Everyone goes on and on about The Joy of Cooking and how it’s one of the best cookbooks EVER, so it was the first place I turned to for a gingerbread cookie recipe. Unfortunately, it did not live up to expectations. The dough was dry and crumbly and would not come together. I compared it with a Betty Crocker recipe and it had only 1/4 vs 1/2 cup of butter plus it did not call for allspice. I melted the extra 1/4 cup of butter and added it to my dough to help it come together. It was still a bit too hard for my liking and a struggle to roll out. Once baked the texture was fine, but a little bland. I think it was missing the allspice that was included in the Betty Crocker recipe. On that note you can find that recipe here: https://www.bettycrocker.com/recipes/gingerbread-cookies/92eccbd8-33d2-4f05-a09e-ea6722d67786
And on to the spritz cookies – I forgot to take the chicken out of the fridge so we had supper late, and started making the cookies late. Luckily, spritz cookies are super fast to make! No chilling the dough or struggling with rolling out the dough and cutting out shapes, you just put the dough in the canister and squeeze the trigger and the shape pops out! My daughter is strong enough now to squeeze it out herself, which was fun for both of us. The model press I have is a Wilton Preferred Press and some of the shapes worked better than others. I’m not sure if it was the machine or the dough but the snowmen wouldn’t really come together very well and the pumpkins just wouldn’t work. The tree, heart, and one of the flower shapes worked pretty well. The first recipe I used was from Betty Crocker as I had luck with the Big Red Book the last time. The cookies tasted good but not great – I could taste the flour a little. So the next morning I made some more on my own using the Cook’s Illustrated recipe and it was pretty much the same in texture but the flavour was delicious! Buttery, tender, and sweet with a pleasant vanilla flavour. Love it!
Ready in 1 hr. Makes 72 11/2 inch cookies
⦁ 1 large egg yolk
⦁ 1 tablespoon heavy cream
⦁ 1 teaspoon vanilla extract
⦁ 16 tablespoons unsalted butter, softened but still cool (2 sticks)
⦁ 2⁄3 cup ⦁ sugar (about 4 3/4 ounces)
⦁ 1⁄4 teaspoon salt
⦁ 2 cups unbleached all-purpose flour (10 ounces)
1. Adjust an oven rack to the middle position; heat the oven to 375°F In a small bowl, beat the egg yolk, cream, and vanilla with a fork until combined; set aside.

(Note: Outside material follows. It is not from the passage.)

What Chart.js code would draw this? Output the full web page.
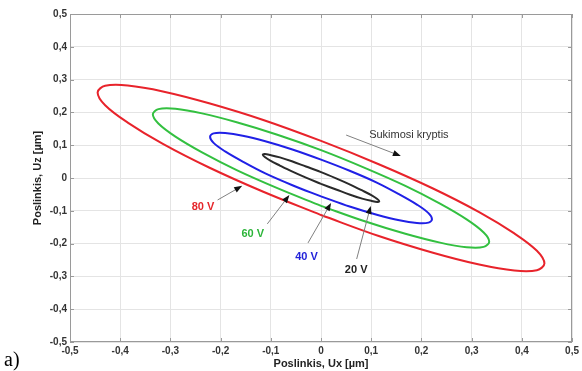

2. In a standing mixer, cream the butter, sugar, and salt at medium-high speed until light and fluffy, 3 to 4 minutes. Scrape down the bowl with a rubber spatula. With the mixer running at medium speed, add the yolk-cream mixture and beat until incorporated, about 30 seconds. Scrape down the bowl. With the mixer running at low speed, gradually beat in the flour until combined. Scrape down the bowl and give a final stir with the rubber spatula to ensure that no flour pockets remain.
3. If using a cookie press to form the cookies, follow the manufacturer’s instructions to fill the press; if using a pastry bag (see TECHNIQUE below). Press or pipe cookies onto ungreased baking sheets, spacing them about 1 1/2 inches apart. Bake, one sheet at a time, until the cookies are light golden brown, 10 to 12 minutes, rotating the baking sheet halfway through the baking time. Cool the cookies on the baking sheet until just warm, 10 to 15 minutes; using a metal spatula, transfer them to a wire rack and cool to room temperature.
4. FOR LEMON SPRITZ COOKIES: Follow the recipe for Spritz Cookies, adding 1 teaspoon lemon juice to the yolk-cream mixture in step 1 and adding 1 teaspoon finely grated lemon zest to the butter along with the sugar and salt in step 2.
5. FOR ALMOND SPRITZ COOKIES: Grind ½ cup sliced almonds and 2 tablespoons of the flour called for in Spritz Cookies in a food processor until powdery and evenly fine, about 1 minute; combine the almond mixture with the remaining flour. Follow the recipe for Spritz Cookies, substituting 3/4 teaspoon almond extract for the vanilla.
6. TECHNIQUE: Filling a Pastry Bag: (1) Make a C shape with one hand and hold the piping bag. Fold the bag over that hand about halfway down, insert the tip, and scrape the dough into the bag. (2) When the bag is about half full, pull up the sides, push down the dough, and twist tightly while again pushing down on the dough to squeeze out any air. (3) Grab the bag at the base of the twist. Using the other hand as a guide, hold the top at a 90-degree angle about 1/2-inch above the baking sheet and squeeze to form the shape.